Adverbs can sometimes be used as predicative expressions; in English, this applies especially to adverbs of location:
- Your seat is there.
- Here is my boarding pass (wherein "boarding pass" is the subject and "here" is the predicate in a syntax that entails a subject-verb inversion).

When the function of an adverb is performed by an expression consisting of more than one word, it is called an adverbial phrase or adverbial clause, or simply an adverbial.

==Formation and comparison==
In English, adverbs of manner (answering the question how?) are often formed by adding -ly to adjectives, but flat adverbs (such as in drive fast, drive slow, and drive friendly) have the same form as the corresponding adjective. Other languages often have similar methods for deriving adverbs from adjectives (French, for example, uses the suffix -ment), or else use the same form for both adjectives and adverbs, as in German and Dutch, where for example schnell or snel, respectively, mean either "quick" or "quickly" depending on the context. Many other adverbs, however, are not related to adjectives in this way; they may be derived from other words or phrases, or may be single morphemes. Examples of such adverbs in English include here, there, together, yesterday, aboard, very, almost, etc.

Where the meaning permits, adverbs may undergo comparison, taking comparative and superlative forms. In English this is usually done by adding more and most before the adverb (more slowly, most slowly), although there are a few adverbs that take inflected forms, such as well, for which better and best are used.
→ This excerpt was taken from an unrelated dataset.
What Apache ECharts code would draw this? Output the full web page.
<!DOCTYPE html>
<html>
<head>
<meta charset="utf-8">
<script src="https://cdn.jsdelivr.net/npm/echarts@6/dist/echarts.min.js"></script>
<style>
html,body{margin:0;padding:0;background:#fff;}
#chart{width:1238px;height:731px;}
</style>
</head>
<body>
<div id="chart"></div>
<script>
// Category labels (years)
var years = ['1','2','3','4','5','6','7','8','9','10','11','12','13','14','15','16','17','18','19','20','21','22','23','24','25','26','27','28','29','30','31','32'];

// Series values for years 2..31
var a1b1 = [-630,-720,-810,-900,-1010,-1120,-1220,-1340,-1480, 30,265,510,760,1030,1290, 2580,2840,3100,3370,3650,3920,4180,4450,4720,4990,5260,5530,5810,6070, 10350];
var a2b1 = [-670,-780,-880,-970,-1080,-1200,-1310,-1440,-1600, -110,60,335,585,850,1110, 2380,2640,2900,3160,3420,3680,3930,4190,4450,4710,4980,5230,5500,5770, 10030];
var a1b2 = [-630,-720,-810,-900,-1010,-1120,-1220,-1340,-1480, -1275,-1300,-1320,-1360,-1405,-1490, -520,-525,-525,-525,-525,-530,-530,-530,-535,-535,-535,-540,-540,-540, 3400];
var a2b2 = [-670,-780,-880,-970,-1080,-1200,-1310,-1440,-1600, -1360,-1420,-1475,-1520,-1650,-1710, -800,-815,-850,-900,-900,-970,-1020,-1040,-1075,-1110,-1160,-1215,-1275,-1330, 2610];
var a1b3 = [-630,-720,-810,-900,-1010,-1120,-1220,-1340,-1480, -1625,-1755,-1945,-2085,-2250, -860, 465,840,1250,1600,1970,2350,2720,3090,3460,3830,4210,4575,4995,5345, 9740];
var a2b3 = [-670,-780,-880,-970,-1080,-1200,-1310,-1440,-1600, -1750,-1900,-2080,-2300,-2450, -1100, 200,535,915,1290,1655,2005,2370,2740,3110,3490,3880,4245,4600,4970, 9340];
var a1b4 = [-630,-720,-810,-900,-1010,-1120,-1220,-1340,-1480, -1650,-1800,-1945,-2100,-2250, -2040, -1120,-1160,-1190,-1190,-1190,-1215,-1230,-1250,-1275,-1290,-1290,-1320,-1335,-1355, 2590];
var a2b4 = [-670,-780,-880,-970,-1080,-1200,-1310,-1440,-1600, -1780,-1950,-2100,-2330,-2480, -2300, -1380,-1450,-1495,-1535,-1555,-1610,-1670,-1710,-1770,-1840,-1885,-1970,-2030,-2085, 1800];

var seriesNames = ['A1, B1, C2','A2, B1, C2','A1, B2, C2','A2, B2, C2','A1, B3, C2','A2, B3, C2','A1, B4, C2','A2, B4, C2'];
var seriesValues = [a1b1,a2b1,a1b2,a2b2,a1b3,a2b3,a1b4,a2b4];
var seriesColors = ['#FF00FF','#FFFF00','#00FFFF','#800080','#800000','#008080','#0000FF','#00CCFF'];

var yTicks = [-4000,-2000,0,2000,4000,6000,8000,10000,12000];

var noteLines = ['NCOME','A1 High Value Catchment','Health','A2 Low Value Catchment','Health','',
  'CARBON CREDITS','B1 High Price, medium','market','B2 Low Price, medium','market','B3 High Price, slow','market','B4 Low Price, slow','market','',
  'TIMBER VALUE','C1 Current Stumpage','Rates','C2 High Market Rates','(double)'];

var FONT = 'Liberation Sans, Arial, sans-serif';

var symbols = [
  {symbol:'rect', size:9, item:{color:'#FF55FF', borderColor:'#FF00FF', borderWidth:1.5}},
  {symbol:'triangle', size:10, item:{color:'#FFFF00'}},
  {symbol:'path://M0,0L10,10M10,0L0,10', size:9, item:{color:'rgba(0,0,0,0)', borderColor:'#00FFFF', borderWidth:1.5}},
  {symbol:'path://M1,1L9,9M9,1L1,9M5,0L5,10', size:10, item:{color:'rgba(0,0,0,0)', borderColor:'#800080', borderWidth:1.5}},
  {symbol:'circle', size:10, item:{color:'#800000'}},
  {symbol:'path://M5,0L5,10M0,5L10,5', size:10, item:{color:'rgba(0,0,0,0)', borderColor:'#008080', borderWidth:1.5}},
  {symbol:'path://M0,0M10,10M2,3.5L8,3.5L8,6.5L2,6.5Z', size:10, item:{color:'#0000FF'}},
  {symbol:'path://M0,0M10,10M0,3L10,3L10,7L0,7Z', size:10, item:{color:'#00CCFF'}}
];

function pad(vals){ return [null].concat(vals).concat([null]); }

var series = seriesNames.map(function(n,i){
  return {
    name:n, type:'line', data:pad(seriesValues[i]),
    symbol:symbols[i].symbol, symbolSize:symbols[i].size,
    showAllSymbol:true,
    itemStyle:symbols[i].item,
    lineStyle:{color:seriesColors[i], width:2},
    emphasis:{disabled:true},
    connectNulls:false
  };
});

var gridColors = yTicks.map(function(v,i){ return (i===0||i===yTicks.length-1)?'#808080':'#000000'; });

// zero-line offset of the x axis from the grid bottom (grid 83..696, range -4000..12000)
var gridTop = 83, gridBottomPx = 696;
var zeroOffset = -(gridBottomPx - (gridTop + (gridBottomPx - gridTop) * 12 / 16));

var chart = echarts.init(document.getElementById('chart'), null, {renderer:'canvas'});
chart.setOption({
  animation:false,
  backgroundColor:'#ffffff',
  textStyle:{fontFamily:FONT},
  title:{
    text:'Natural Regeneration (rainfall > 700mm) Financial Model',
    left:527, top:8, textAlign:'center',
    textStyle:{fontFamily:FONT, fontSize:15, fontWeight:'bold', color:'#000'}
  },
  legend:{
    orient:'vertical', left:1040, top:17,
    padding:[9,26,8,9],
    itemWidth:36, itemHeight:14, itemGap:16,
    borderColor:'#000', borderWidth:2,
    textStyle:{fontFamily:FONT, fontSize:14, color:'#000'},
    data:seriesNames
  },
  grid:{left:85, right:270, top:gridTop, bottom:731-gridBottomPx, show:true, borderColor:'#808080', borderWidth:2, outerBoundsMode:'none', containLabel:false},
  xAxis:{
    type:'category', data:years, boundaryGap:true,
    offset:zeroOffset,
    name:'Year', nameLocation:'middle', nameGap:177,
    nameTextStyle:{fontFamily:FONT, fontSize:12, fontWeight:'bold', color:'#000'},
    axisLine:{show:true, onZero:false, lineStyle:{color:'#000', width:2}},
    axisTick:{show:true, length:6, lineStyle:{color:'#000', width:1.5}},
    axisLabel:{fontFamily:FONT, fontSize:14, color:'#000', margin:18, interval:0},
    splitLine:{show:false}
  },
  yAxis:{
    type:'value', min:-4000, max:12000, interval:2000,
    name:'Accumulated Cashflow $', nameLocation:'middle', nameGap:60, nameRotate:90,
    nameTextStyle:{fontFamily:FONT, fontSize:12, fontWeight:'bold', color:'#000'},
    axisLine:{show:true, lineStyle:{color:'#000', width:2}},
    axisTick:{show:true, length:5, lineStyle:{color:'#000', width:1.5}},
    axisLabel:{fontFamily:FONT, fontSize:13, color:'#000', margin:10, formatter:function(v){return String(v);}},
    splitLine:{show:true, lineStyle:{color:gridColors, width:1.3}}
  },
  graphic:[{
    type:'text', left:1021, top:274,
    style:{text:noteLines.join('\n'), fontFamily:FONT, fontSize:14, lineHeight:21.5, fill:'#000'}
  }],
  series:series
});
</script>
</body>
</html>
For more information about the formation and use of adverbs in English, see English adverbs. For other languages, see below, and the articles on individual languages and their grammars.

==As a "catch-all" category==
Adverbs are considered a part of speech in traditional English grammar, and are still included as a part of speech in grammar taught in schools and used in dictionaries. However, modern grammarians recognize that words traditionally grouped together as adverbs serve a number of different functions. Some describe adverbs as a "catch-all" category that includes all words that do not belong to one of the other parts of speech.
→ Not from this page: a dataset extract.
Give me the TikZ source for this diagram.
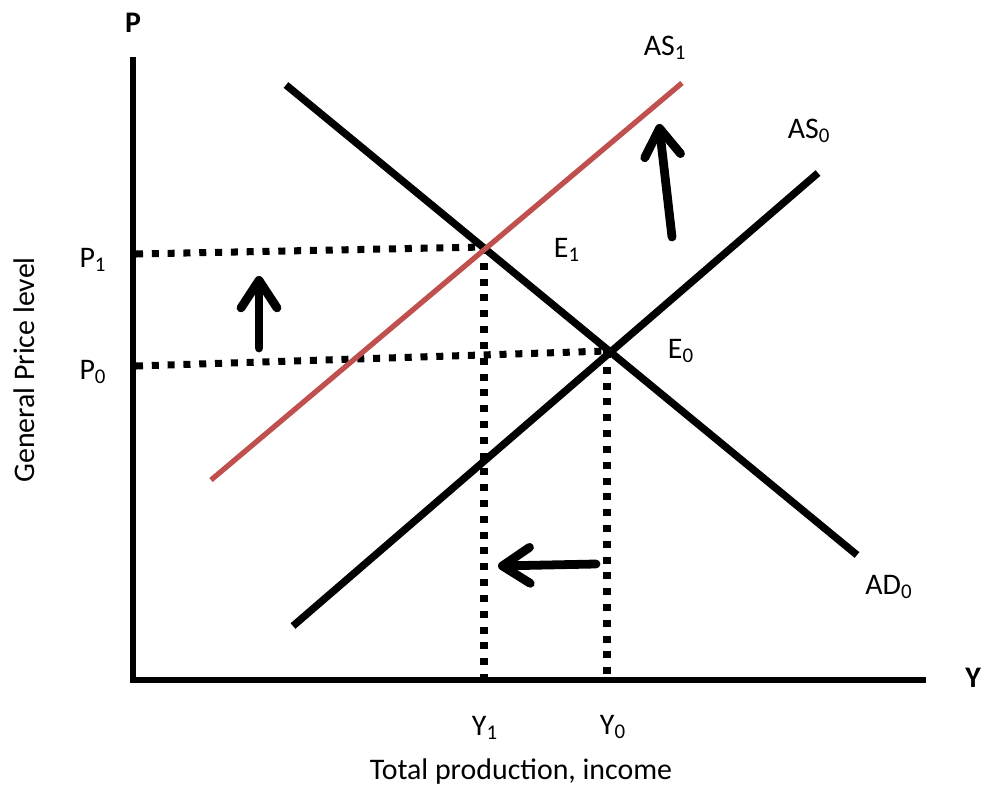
\documentclass[tikz,border=0pt]{standalone}
\usepackage{fontspec}
\setmainfont{Carlito}
\usetikzlibrary{arrows.meta}
\definecolor{ascurve}{HTML}{C0504D}

\begin{document}
\begin{tikzpicture}[
  x=0.02cm, y=-0.02cm,
  every node/.style={font=\fontsize{17}{20}\selectfont, inner sep=0pt},
  axis/.style={line width=3.8pt, draw=black},
  curve/.style={line width=4.2pt, draw=black},
  shifted/.style={line width=3pt, draw=ascurve},
  guide/.style={line width=4pt, dash pattern=on 4pt off 5pt},
  move/.style={line width=5pt, line cap=round,
     -{Straight Barb[length=0.55cm, width=0.72cm, line cap=round, line join=round]}},
  axlabel/.style={font=\fontsize{17}{20}\selectfont\bfseries},
]
\useasboundingbox (0,0) rectangle (984,787);
% --- axes ---
\coordinate (o) at (133,680);
\coordinate (ptop) at (133,57);
\coordinate (yend) at (926,680);
\draw[axis] (ptop) -- (o) -- (yend);
\node[axlabel] (plab) at (133,23) {P};
\node[axlabel] (ylab) at (973,678) {Y};
\node (xtitle) at (521,772) {Total production, income};
\node[rotate=90] (ytitle) at (24,370) {General Price level};
% --- equilibria ---
\coordinate (e1) at (484,247);
\coordinate (e0) at (607,351);
\coordinate (p1) at (136,254);
\coordinate (p0) at (136,366);
\coordinate (y1) at (484,677);
\coordinate (y0) at (607,677);
% --- guide lines ---
\draw[guide] (p1) -- (e1);
\draw[guide] (p0) -- (e0);
\draw[guide] (e1) -- (y1);
\draw[guide] (e0) -- (y0);
% --- curves ---
\coordinate (ad0a) at (286,85);
\coordinate (ad0b) at (857,555);
\coordinate (as0a) at (293,626);
\coordinate (as0b) at (818,173);
\coordinate (as1a) at (211,480);
\coordinate (as1b) at (682,83);
\draw[curve] (ad0a) -- (ad0b);
\draw[curve] (as0a) -- (as0b);
\draw[shifted] (as1a) -- (as1b);
% --- labels ---
\node (lp1) at (93,260) {P\textsubscript{1}};
\node (lp0) at (93,372) {P\textsubscript{0}};
\node (ly1) at (485,728) {Y\textsubscript{1}};
\node (ly0) at (613,727) {Y\textsubscript{0}};
\node (le1) at (567,250) {E\textsubscript{1}};
\node (le0) at (681,351) {E\textsubscript{0}};
\node (las1) at (665,48) {AS\textsubscript{1}};
\node (las0) at (809,131) {AS\textsubscript{0}};
\node (lad0) at (889,587) {AD\textsubscript{0}};
% --- shifts ---
\coordinate (upa) at (259,348);
\coordinate (upb) at (259,276);
\coordinate (asa) at (672,237);
\coordinate (asb) at (659,124);
\coordinate (lfa) at (596,564);
\coordinate (lfb) at (498,566);
\draw[move] (upa) -- (upb);
\draw[move] (asa) -- (asb);
\draw[move] (lfa) -- (lfb);
\end{tikzpicture}
\end{document}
A logical approach to dividing words into classes relies on recognizing which words can be used in a certain context. For example, the only type of word that can be inserted in the following template to form a grammatical sentence is a noun:
The ___ is red. (For example, "The hat is red".)
When this approach is taken, it is seen that adverbs fall into a number of different categories. For example, some adverbs can be used to modify an entire sentence, whereas others cannot. Even when a sentential adverb has other functions, the meaning is often not the same. For example, in the sentences She gave birth naturally and Naturally, she gave birth, the word naturally has different meanings: in the first sentence, as a verb-modifying adverb, it means "in a natural manner", while in the second sentence, as a sentential adverb, it means something like "of course".
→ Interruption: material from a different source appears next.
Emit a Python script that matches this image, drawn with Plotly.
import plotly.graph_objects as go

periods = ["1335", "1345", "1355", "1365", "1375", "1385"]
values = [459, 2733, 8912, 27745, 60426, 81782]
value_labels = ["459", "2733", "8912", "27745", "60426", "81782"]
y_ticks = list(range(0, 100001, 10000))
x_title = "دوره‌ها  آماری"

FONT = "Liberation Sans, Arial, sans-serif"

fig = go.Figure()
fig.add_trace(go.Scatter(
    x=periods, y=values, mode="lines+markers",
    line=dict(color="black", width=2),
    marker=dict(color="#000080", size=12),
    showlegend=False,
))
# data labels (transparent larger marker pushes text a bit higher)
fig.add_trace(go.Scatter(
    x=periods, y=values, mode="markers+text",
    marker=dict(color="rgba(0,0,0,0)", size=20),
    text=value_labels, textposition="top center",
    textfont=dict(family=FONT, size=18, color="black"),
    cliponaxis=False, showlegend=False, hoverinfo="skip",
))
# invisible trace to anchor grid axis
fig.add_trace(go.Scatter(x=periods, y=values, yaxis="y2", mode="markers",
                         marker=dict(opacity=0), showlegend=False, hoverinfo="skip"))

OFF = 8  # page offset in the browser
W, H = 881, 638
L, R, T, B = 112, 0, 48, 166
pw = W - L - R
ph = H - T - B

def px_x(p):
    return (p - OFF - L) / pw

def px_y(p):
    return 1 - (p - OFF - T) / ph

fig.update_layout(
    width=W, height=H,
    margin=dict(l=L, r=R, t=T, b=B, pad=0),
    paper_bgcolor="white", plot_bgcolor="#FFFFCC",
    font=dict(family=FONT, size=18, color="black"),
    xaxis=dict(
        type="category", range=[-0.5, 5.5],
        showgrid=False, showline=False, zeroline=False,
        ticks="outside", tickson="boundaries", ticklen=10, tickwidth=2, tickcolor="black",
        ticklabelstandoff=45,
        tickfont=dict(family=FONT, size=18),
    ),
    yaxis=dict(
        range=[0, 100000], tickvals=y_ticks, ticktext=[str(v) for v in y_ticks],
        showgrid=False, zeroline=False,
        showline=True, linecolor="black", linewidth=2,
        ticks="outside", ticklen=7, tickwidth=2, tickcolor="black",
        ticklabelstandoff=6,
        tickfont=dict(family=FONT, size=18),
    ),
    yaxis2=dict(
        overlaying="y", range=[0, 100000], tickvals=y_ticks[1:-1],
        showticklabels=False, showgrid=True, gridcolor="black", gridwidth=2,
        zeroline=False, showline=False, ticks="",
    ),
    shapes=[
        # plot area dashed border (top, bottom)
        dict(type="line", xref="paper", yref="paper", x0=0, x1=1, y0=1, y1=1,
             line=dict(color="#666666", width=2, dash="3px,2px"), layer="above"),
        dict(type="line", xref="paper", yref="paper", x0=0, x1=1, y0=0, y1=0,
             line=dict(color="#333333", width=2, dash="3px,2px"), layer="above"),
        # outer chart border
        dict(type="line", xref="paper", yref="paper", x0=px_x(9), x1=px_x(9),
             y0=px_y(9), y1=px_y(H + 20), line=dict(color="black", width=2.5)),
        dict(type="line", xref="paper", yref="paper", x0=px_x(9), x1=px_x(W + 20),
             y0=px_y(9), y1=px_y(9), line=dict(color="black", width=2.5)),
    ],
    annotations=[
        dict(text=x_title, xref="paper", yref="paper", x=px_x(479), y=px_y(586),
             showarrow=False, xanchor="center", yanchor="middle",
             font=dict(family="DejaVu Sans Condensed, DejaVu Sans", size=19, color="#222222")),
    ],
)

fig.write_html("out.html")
Words like very afford another example. Perry is very fast is grammatical, but not Perry very won the race. These words can modify adjectives but not verbs. On the other hand, there are words like here and there that cannot modify adjectives. The sock looks good there is grammatical, but not It is a there beautiful sock. The fact that many adverbs can be used in more than one of these functions can confuse the issue, and it may seem like splitting hairs to say that a single adverb is really two or more words that serve different functions. However, this distinction can be useful, especially when considering adverbs like naturally that have different meanings in their different functions. Rodney Huddleston distinguishes between a word and a lexicogrammatical-word.

Grammarians find difficulty categorizing negating words, such as the English not. Although traditionally listed as an adverb, this word does not behave grammatically like any other, and it probably should be placed in a class of its own.

==In other languages==
- In Dutch adverbs have the basic form of their corresponding adjectives and are not inflected (though they sometimes can be compared).
- In German the term Adverb is defined differently from its use in the English language. German adverbs form a group of uninflectable words (though a few can be compared). An English adverb which is derived from an adjective is arranged in German under the adjectives with adverbial use in the sentence. The others are also called adverbs in the German language.
- In Scandinavian languages, adverbs are typically derived from adjectives by adding the suffix '-t', which makes it identical to the adjective's neuter form. Scandinavian adjectives, like English ones, are inflected in terms of comparison by adding '-ere'/'-are' (comparative) or '-est'/'-ast' (superlative). In inflected forms of adjectives, the '-t' is absent. Periphrastic comparison is also possible.
- In most Romance languages, many adverbs are formed from adjectives (often the feminine form) by adding '-mente' (Portuguese, Spanish, Galician, Italian) or '-ment' (French, Catalan) (from Latin mens, mentis: mind, intelligence, or suffix -mentum, result or way of action), while other adverbs are single forms which are invariable. In Romanian, almost all adverbs are simply the masculine singular form of the corresponding adjective, one notable exception being bine ("well") / bun ("good"). However, there are some Romanian adverbs built from certain masculine singular nouns using the suffix "-ește", such as the following ones: băieț-ește (boyishly), tiner-ește (youthfully), bărbăt-ește (manly), frăț-ește (brotherly), etc.
- Interlingua also forms adverbs by adding '-mente' to the adjective. If an adjective ends in c, the adverbial ending is '-amente'. A few short, invariable adverbs, such as ben ("well"), and mal ("badly"), are available and widely used.
- In Esperanto, adverbs are not formed from adjectives but are made by adding '-e' directly to the word root. Thus, from bon are derived bone, "well", and bona, "good". See also: special Esperanto adverbs.
- In Hungarian adverbs are formed from adjectives of any degree through the suffixes -ul/ül and -an/en depending on the adjective: szép (beautiful) → szépen (beautifully) or the comparative szebb (more beautiful) → szebben (more beautifully)
- Modern Standard Arabic forms adverbs by adding the indefinite accusative ending '-an' to the root: kathiir-, "many", becomes kathiiran "much". However, Arabic often avoids adverbs by using a cognate accusative followed by an adjective.
- Austronesian languages generally form comparative adverbs by repeating the root (as in WikiWiki) as with the plural noun.
- Japanese forms adverbs from verbal adjectives by adding /ku/ (く) to the stem (haya- "swift" hayai "quick/early", hayakatta "was quick", hayaku "quickly") and from nominal adjectives by placing /ni/ (に) after the adjective instead of the copula /na/ (な) or /no/ (の) (rippa "splendid", rippa ni "splendidly"). The derivations are quite productive, but for a few adjectives, adverbs may not be derived.
- In the Celtic languages, an adverbial form is often made by preceding the adjective with a preposition: go in Irish or gu in Scottish Gaelic, meaning 'to'. In Cornish, yn is used, meaning 'in'.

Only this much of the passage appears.